But Mr Steinfeld’s criticisms go a long way beyond these questions of timing and payment. The Claimants’ case is that they were not given any proper opportunity to invest and that a proper opportunity would have included the disclosure of the profit forecast contained in the three year business plan and the confirmation about the calculations provided by Arthur Andersen. It is also said that Lord Hesketh’s intention to invest should have been disclosed, because it would have indicated to shareholders that the management of the company had confidence in the franchise and the future of the company. As it was, the letter of 29 November contained none of this information and in fact offered a much more guarded endorsement of the future (“perhaps to recover some or all of the original investment”) than the first draft (“now is the time to convert the dream into reality and I believe we can do so profitably”). He put it to Mr Said that the letter had been toned down as part of a deliberate attempt to discourage the Beirut shareholders from investing so as to allow the arrangements already made to allot the shares to Guernroy and the others to remain undisturbed.

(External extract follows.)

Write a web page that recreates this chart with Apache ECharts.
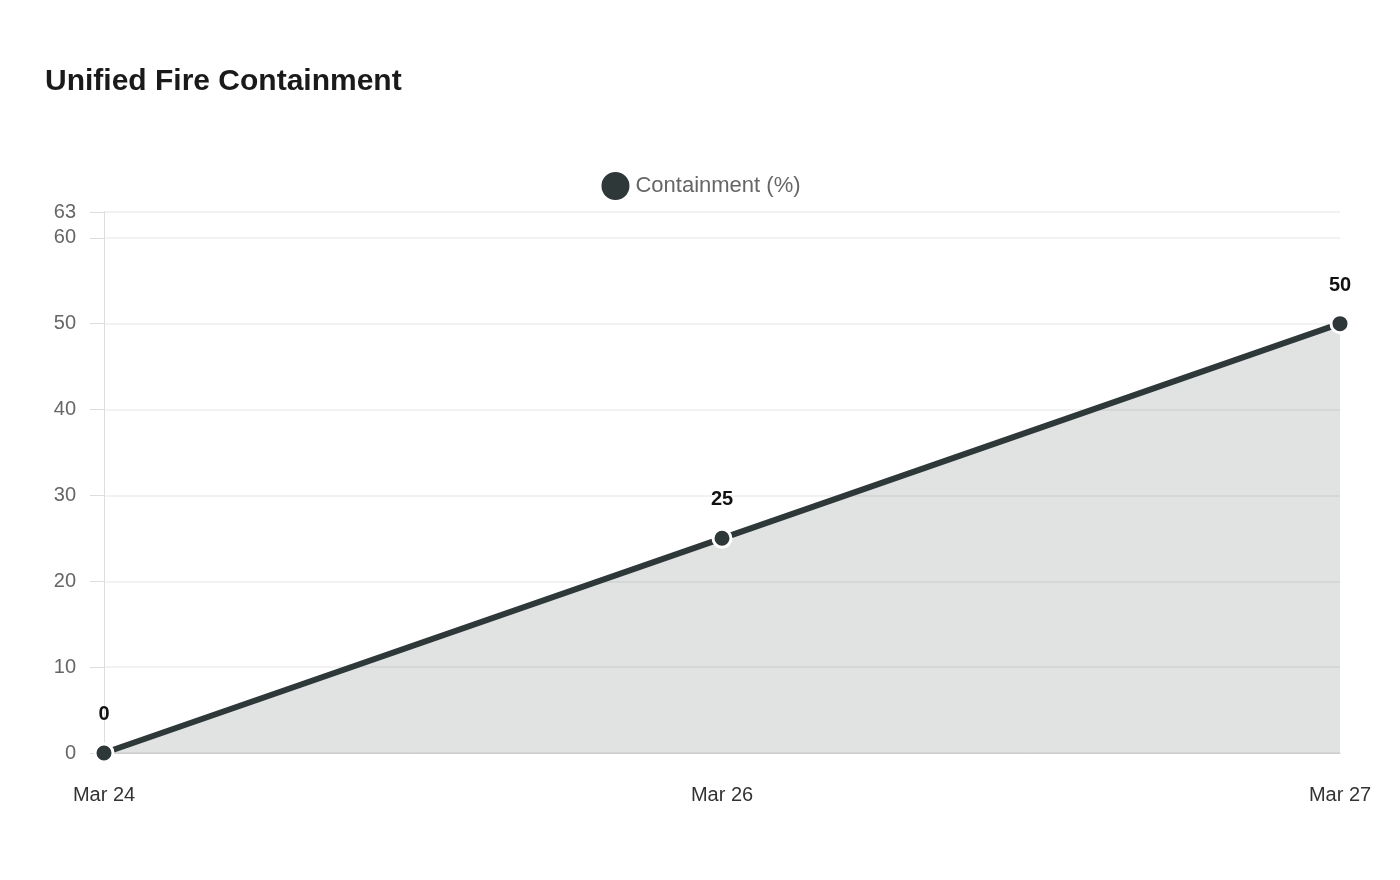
<!DOCTYPE html>
<html><head><meta charset="utf-8">
<script src="https://cdn.jsdelivr.net/npm/echarts@6/dist/echarts.min.js"></script>
<style>html,body{margin:0;padding:0;background:#fff}#c{width:1400px;height:880px}</style>
</head><body><div id="c"></div>
<script>
const categories = ["Mar 24", "Mar 26", "Mar 27"];
const containment = [0, 25, 50];
const seriesName = "Containment (%)";
const chart = echarts.init(document.getElementById('c'));
chart.setOption({
  backgroundColor: '#fff',
  textStyle: {fontFamily: 'Liberation Sans, Arial, sans-serif'},
  title: {text: 'Unified Fire Containment', left: 40, top: 62,
    textStyle: {fontSize: 30, fontWeight: 'bold', color: '#1a1a1a', fontFamily: 'Liberation Sans, Arial, sans-serif'}},
  legend: {top: 165, left: 'center', icon: 'circle', itemWidth: 30, itemHeight: 30,
    textStyle: {fontSize: 22, color: '#666'}, data: [seriesName]},
  grid: {left: 104, right: 60, top: 212, bottom: 127, containLabel: false},
  xAxis: {type: 'category', data: categories, boundaryGap: false,
    axisLine: {lineStyle: {color: '#ccc'}}, axisTick: {show: false},
    axisLabel: {fontSize: 20, color: '#333', margin: 32}},
  yAxis: {type: 'value', min: 0, max: 63, interval: 10,
    axisLine: {show: true, lineStyle: {color: '#ddd'}},
    axisTick: {show: true, length: 14, lineStyle: {color: '#ddd'}},
    axisLabel: {fontSize: 20, color: '#666', showMaxLabel: true, margin: 28},
    splitLine: {lineStyle: {color: '#eee', width: 1.5}}},
  series: [{
    name: seriesName, type: 'line', data: containment,
    color: '#2e3838',
    symbol: 'circle', symbolSize: 18,
    lineStyle: {width: 6, color: '#2e3838'},
    itemStyle: {color: '#2e3838', borderColor: '#fff', borderWidth: 3},
    areaStyle: {color: 'rgba(46,56,56,0.2)'},
    label: {show: true, position: 'top', distance: 18, fontSize: 20, fontWeight: 'bold', color: '#111'}
  }]
});
</script></body></html>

As I have indicated, Mr Said did not defend the timing of the letter or the shortness of the deadline. He also accepted that there was no reason to require the shareholders actually to put up their money by 6 December, although he thought the 6 December date may have come from BMed. He said that the advice of SJ Berwin and Arthur Andersen about the franchise and the three year business plan should have been communicated. But he rejected the idea that the letter was part of some deliberate plan to deny shareholders the opportunity of participating in the share issue. He had asked for the alterations to be made in Mr Heard’s draft, because he did not believe that it reflected reality. His view was that there was no guarantee of profitability, even with the franchise in place, and he thought that the shareholders needed to be told this. However inadequate the letter was, it had to be looked at in the context of the surrounding circumstances. Mr Lababidi and Mr Kamal had been kept fully informed of what was going on and he would have expected any shareholder who was genuinely interested in the possibility of investing, to have come back to Guernroy just like Mr Safadi did. In the event, none of the other Beirut shareholders did.
Most of the specific criticisms of the 29 November letter raised by Mr Steinfeld were effectively conceded by Mr Said, but I am not persuaded that the letter was part of a deliberate attempt by Guernroy to exclude existing shareholders from investing in the second franchise in order to allow both Guernroy and the friends and associates of Mr Said to participate. That puts the case far too high and really ignores the known facts leading up to 29 November. It is clear from the contemporaneous documents that Guernroy did not in fact want to have to subscribe for more than a 20% share of the £5.5m in its own right. I am also satisfied that whether correctly or not, Mr Said and Mr Heard (together with the Board of BMed) regarded most of the existing shareholders including the Halton companies and Mr Kaddoura, as unlikely to invest. Mr Kaddoura had not made any further investment in the company since May 1995 and on his own evidence had decided not to invest at the time of the first franchise in October. The Halton companies had been regular investors, but despite the offers of a loan earlier in 1996, Dr Tabbara had not sought to subscribe for shares at the time of the first franchise and had instead concentrated on securing investment from Prince Waleed and other investors. Since then, he had signed the voting agreement but had not made any other offer to participate. Mr Said, under cross-examination, said that quite apart from the letter of 29 November, Guernroy had made approaches to find out if the other shareholders were interested in investing and did in November 1996 offer Dr Tabbara and Mr Kaddoura an opportunity to participate pari passu. So far as that evidence relies on anything but the letter of 29 November I do not accept it. It was never suggested to Dr Tabbara and Mr Kaddoura that any other approaches were made to them at that time and the answer was, I think, given as an attempt to deflect criticisms at the 29 November letter and its timing.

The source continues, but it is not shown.